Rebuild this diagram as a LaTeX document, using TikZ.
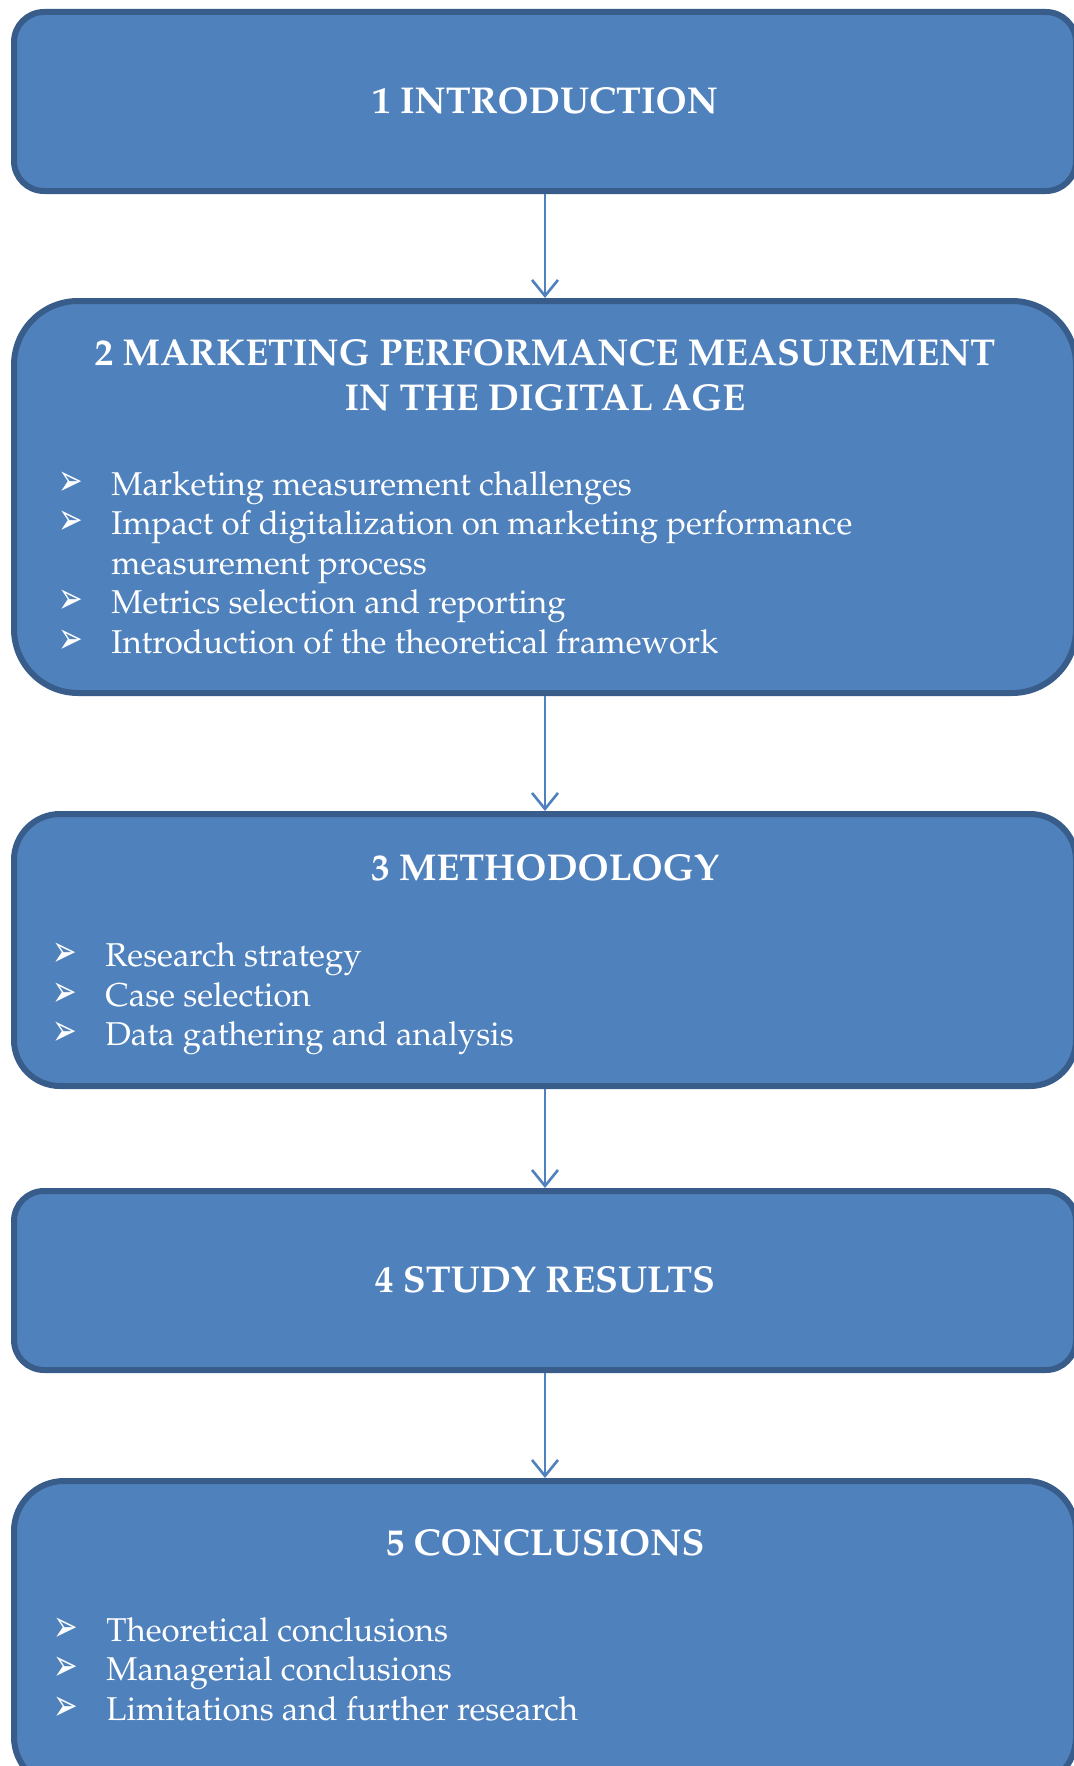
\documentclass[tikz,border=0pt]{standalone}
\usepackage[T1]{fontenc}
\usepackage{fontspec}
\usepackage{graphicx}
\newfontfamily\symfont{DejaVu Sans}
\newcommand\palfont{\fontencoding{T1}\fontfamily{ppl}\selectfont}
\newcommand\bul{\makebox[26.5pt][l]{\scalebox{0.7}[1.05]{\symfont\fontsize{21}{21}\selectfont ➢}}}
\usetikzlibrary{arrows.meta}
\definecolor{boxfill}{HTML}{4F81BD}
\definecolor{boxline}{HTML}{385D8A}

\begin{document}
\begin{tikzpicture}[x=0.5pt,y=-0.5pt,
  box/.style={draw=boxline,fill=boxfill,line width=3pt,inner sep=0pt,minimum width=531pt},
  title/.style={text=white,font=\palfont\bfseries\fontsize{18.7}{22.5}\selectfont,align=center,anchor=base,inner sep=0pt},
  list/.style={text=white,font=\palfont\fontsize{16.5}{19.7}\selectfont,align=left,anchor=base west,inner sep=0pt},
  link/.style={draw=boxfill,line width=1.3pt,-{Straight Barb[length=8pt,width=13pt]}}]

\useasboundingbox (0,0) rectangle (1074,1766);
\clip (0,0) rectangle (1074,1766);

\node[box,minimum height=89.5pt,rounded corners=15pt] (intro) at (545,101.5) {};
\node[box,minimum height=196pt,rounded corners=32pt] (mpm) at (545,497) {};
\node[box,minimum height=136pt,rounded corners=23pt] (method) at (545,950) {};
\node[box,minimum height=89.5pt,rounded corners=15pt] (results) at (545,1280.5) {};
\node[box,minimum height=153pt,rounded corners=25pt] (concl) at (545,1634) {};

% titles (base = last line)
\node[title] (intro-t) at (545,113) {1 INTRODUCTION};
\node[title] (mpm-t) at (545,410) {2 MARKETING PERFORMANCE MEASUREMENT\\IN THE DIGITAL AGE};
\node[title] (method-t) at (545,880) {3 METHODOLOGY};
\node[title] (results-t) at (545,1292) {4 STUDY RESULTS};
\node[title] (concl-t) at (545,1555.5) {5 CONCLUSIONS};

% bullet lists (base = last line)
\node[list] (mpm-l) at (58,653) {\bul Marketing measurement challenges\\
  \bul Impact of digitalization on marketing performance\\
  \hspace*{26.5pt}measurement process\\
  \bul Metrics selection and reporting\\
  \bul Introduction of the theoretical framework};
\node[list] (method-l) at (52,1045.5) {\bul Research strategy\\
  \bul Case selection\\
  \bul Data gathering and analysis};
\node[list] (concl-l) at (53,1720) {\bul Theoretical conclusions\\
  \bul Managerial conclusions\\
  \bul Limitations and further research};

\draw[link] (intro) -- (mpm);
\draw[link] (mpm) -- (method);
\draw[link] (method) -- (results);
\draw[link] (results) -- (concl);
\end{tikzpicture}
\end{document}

────

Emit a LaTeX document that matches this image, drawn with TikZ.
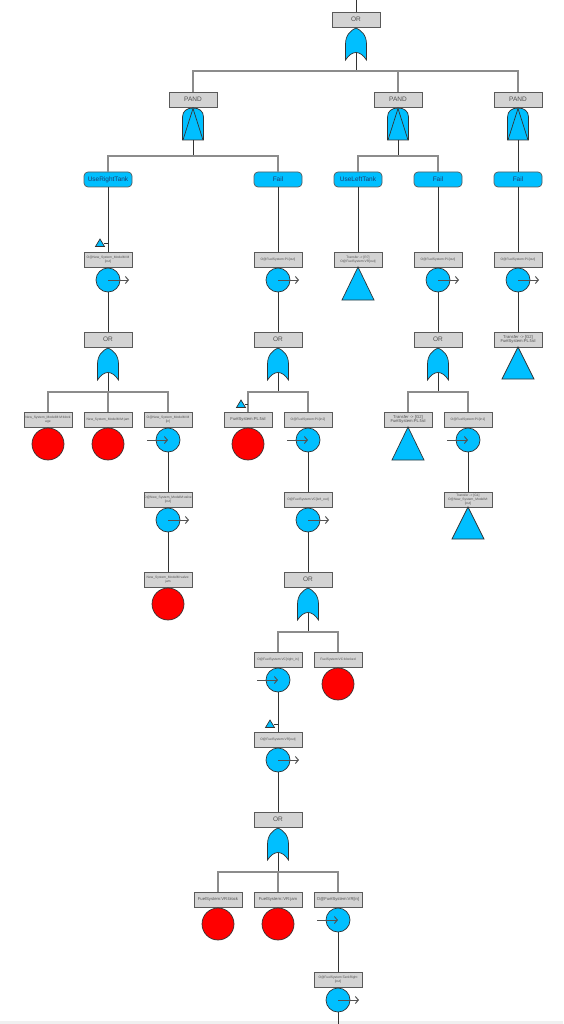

────

SHORT PROBLEM:
All lines of the data above that include the word "LaTeX" must be shown.

THE OUTPUT:
Rebuild this diagram as a LaTeX document, using TikZ.
Emit a LaTeX document that matches this image, drawn with TikZ.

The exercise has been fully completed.